The Adante movement introduced the notes of the primary theme, but did not fully reveal it. Ursula led a workshop with the dancers and together they developed movements inspired by the music. But as often goes with creative projects, they ran out of time to complete the choreography. A week before our premiere, Ursula asked me to cut ninety seconds of music without impacting the choreography she had already completed. This is when my film score training became useful. Using a video of the first movement, I strategically cut 32 bars of music and tested it with the existing choreography. The new version fit perfectly with the movement and phrasing that the dancers had already rehearsed. In fact, I felt the first movement flowed even better without the 32 bars. Sometimes a shorter statement is better!
During our creative process, we decided that a ballet about the human experience needed human voices. The second movement, Moderato, starts with a solo voice singing a motif embedded in the original theme. Eventually the voice fades away and the music moves forward with each instrument having a turn to present a variation of the theme. When mocking up this movement for Ursula, I realized I did not have the right voice samples to demo the piece for her and I did not have a good enough voice to sing the part. My niece, Lauren Gunnelson, who sang with an a cappella group in college, was visiting me around this time. I asked if she would sing the part I wrote so I could record her voice in my mock up as a placeholder. When I played the recording at our Denver Open Rehearsal program, I had people coming up to me at the end of the show telling me how much they loved “that voice.” So Lauren’s voice became the “mystical” voice of the second movement!
The third movement was originally written for a “new works” concert. I wrote a musical suite which included segments of the first two movements of Ursula’s ballet and finished with an energetic Allegro. I was under a deadline for the concert and Ursula and I had not discussed the music for the third section of her story. When I shared the finished movement with Ursula, she immediately connected with the energy and fast tempo. The only catch was that she wanted it to be longer. She loved the last nine bars and wanted me to expand it from a short punchy ending into a full second section. Inspired by Beethoven’s technique of extending the endings of his symphonies, I transformed the original nine bar ending into a 59 bar coda, which delighted Ursula and allowed her to fully choreograph her story.
For the fourth movement, the Adagio, Ursula came up with the idea of using her voice, which has a rich, deep and earthy tone. In her spiritual practice, Ursula usually sings extemporaneously, improvising as she feels the music in her body. This presented a challenge since the dancers needed music that would be performed consistently at each performance. I had sketched out a chord progression for the fourth movement that I shared with Ursula while she was visiting me at my home studio in the Rocky Mountains of Colorado. She started singing with the harmony, so I turned on my microphones and started recording her. Ursula went into a trance and began improvising, expressing the pain, sorrow, and resolution of her personal life experience.

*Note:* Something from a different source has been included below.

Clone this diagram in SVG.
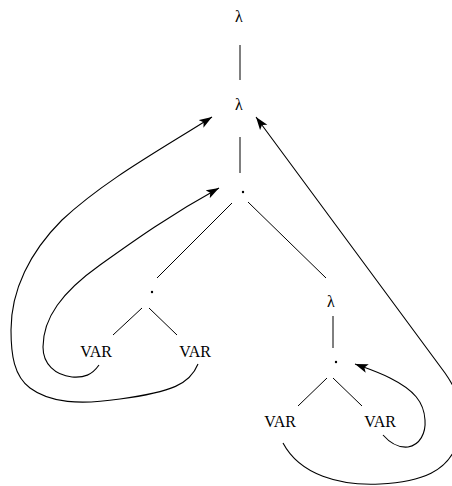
<svg xmlns="http://www.w3.org/2000/svg" width="452" height="486" viewBox="0 0 452 486">
<style>
text{font-family:"Liberation Serif","DejaVu Serif",serif;font-size:16px;fill:#000;text-anchor:middle}
.e{stroke:#000;stroke-width:1;fill:none}
.a{stroke:#000;stroke-width:1.1;fill:none;marker-end:url(#ah)}
</style>
<defs>
<marker id="ah" markerUnits="userSpaceOnUse" markerWidth="14" markerHeight="10" refX="13" refY="4.5" orient="auto" viewBox="0 0 14 9">
<path d="M0,0 L13,4.5 L0,9 L3,4.5 z" fill="#000"/>
</marker>
</defs>
<rect width="452" height="486" fill="#fff"/>
<g id="connectors">
<line class="e" x1="240" y1="45" x2="240" y2="80"/>
<line class="e" x1="240" y1="137" x2="240" y2="173"/>
<line class="e" x1="232" y1="203" x2="157" y2="278"/>
<line class="e" x1="248" y1="202" x2="326" y2="278"/>
<line class="e" x1="142" y1="308" x2="113" y2="335"/>
<line class="e" x1="149" y1="308" x2="177" y2="335"/>
<line class="e" x1="333" y1="316" x2="333" y2="348"/>
<line class="e" x1="327" y1="378" x2="298" y2="406"/>
<line class="e" x1="333" y1="378" x2="362" y2="406"/>
<path class="a" d="M99,365 C92,375 84,378 72,377 C55,375 43,364 43,347 C43,318 62,292 100,265 C135,240 170,215 219,188"/>
<path class="a" d="M198,364 C190,384 172,392 120,399 C80,405 50,403 30,388 C14,376 11,355 11,330 C11,290 30,252 62,220 C105,180 160,150 212,117"/>
<path class="a" d="M383,435 C390,443 398,448 408,447 C420,445 426,433 425,420 C424,402 414,390 390,378 C378,372 366,368 355,364"/>
<path class="a" d="M283,443 C300,475 340,486 380,484 C420,482 450,472 458,440 C466,410 457,390 445,373 L256,117"/>
</g>
<g id="lambda1"><text x="239" y="22">λ</text></g>
<g id="lambda2"><text x="239" y="110">λ</text></g>
<g id="app1"><circle cx="243" cy="192" r="1.2" fill="#000"/></g>
<g id="app2"><circle cx="152" cy="292" r="1.2" fill="#000"/></g>
<g id="var1"><text x="96" y="357">VAR</text></g>
<g id="var2"><text x="195" y="357">VAR</text></g>
<g id="lambda3"><text x="331" y="307">λ</text></g>
<g id="app3"><circle cx="336" cy="362" r="1.2" fill="#000"/></g>
<g id="var3"><text x="280" y="427">VAR</text></g>
<g id="var4"><text x="380" y="427">VAR</text></g>
</svg>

I took the recording and edited it, reordering sections to create a musical structure, and building and adding layers of Ursula’s voice, so that it could be played with the live performance of the piano, viola, cello, and shamanic drum. The result is a unique composition that begins quietly, builds to a raucous intensity of four layers of Ursula’s voice plus all the instruments, and concludes with Ursula’s solo voice and the cello. Ursula choreographed a stunning dance that brings the ballet to an emotionally charged ending as the dancers perform Ursula’s choreography to the sound of her complex, primal voice.